◆ **PROBLEM**
Copy out all the lines exactly. Omit pictures.

◆ **DATASET SECTION**
- - - - -

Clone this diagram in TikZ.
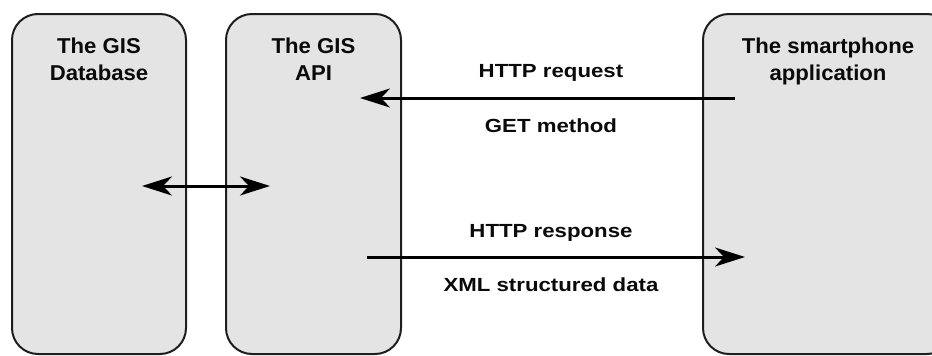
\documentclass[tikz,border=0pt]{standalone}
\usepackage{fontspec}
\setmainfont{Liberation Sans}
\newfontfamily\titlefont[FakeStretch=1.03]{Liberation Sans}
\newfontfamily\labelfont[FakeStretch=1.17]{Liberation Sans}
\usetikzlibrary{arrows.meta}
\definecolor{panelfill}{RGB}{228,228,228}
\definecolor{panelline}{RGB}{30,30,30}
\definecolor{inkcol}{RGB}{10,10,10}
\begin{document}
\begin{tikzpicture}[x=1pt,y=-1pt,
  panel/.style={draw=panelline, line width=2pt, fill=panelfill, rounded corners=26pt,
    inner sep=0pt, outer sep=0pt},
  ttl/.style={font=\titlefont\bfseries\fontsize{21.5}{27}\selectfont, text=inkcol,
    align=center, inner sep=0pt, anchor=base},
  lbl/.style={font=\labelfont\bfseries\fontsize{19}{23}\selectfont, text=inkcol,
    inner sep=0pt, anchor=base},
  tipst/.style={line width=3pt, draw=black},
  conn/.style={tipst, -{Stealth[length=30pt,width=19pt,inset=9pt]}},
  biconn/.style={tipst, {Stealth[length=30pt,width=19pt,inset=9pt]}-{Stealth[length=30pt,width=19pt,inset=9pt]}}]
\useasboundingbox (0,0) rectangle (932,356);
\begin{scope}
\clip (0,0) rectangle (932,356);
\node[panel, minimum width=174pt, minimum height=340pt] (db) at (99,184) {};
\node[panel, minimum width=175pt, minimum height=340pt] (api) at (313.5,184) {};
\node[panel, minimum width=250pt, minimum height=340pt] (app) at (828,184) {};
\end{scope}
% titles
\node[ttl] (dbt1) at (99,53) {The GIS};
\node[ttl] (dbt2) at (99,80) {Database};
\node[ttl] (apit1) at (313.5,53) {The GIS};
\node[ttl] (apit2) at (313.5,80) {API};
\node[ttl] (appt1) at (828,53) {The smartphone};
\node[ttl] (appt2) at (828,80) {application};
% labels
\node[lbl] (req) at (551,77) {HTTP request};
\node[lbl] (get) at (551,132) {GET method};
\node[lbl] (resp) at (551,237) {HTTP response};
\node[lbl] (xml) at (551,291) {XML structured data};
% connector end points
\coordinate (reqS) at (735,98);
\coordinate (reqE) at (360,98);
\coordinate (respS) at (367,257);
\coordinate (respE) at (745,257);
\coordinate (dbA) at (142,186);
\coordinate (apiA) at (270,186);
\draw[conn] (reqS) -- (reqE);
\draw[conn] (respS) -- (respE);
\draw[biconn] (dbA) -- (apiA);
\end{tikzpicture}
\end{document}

- - - - -

◆ **WRITTEN REPLY**
Clone this diagram in TikZ.
\documentclass[tikz,border=0pt]{standalone}
\usepackage{fontspec}
\setmainfont{Liberation Sans}
\newfontfamily\titlefont[FakeStretch=1.03]{Liberation Sans}
\newfontfamily\labelfont[FakeStretch=1.17]{Liberation Sans}
\usetikzlibrary{arrows.meta}
\definecolor{panelfill}{RGB}{228,228,228}
\definecolor{panelline}{RGB}{30,30,30}
\definecolor{inkcol}{RGB}{10,10,10}
\begin{document}
\begin{tikzpicture}[x=1pt,y=-1pt,
  panel/.style={draw=panelline, line width=2pt, fill=panelfill, rounded corners=26pt,
    inner sep=0pt, outer sep=0pt},
  ttl/.style={font=\titlefont\bfseries\fontsize{21.5}{27}\selectfont, text=inkcol,
    align=center, inner sep=0pt, anchor=base},
  lbl/.style={font=\labelfont\bfseries\fontsize{19}{23}\selectfont, text=inkcol,
    inner sep=0pt, anchor=base},
  tipst/.style={line width=3pt, draw=black},
  conn/.style={tipst, -{Stealth[length=30pt,width=19pt,inset=9pt]}},
  biconn/.style={tipst, {Stealth[length=30pt,width=19pt,inset=9pt]}-{Stealth[length=30pt,width=19pt,inset=9pt]}}]
\useasboundingbox (0,0) rectangle (932,356);
\begin{scope}
\clip (0,0) rectangle (932,356);
\node[panel, minimum width=174pt, minimum height=340pt] (db) at (99,184) {};
\node[panel, minimum width=175pt, minimum height=340pt] (api) at (313.5,184) {};
\node[panel, minimum width=250pt, minimum height=340pt] (app) at (828,184) {};
\end{scope}
% titles
\node[ttl] (dbt1) at (99,53) {The GIS};
\node[ttl] (dbt2) at (99,80) {Database};
\node[ttl] (apit1) at (313.5,53) {The GIS};
\node[ttl] (apit2) at (313.5,80) {API};
\node[ttl] (appt1) at (828,53) {The smartphone};
\node[ttl] (appt2) at (828,80) {application};
% labels
\node[lbl] (req) at (551,77) {HTTP request};
\node[lbl] (get) at (551,132) {GET method};
\node[lbl] (resp) at (551,237) {HTTP response};
\node[lbl] (xml) at (551,291) {XML structured data};
% connector end points
\coordinate (reqS) at (735,98);
\coordinate (reqE) at (360,98);
\coordinate (respS) at (367,257);
\coordinate (respE) at (745,257);
\coordinate (dbA) at (142,186);
\coordinate (apiA) at (270,186);
\draw[conn] (reqS) -- (reqE);
\draw[conn] (respS) -- (respE);
\draw[biconn] (dbA) -- (apiA);
\end{tikzpicture}
\end{document}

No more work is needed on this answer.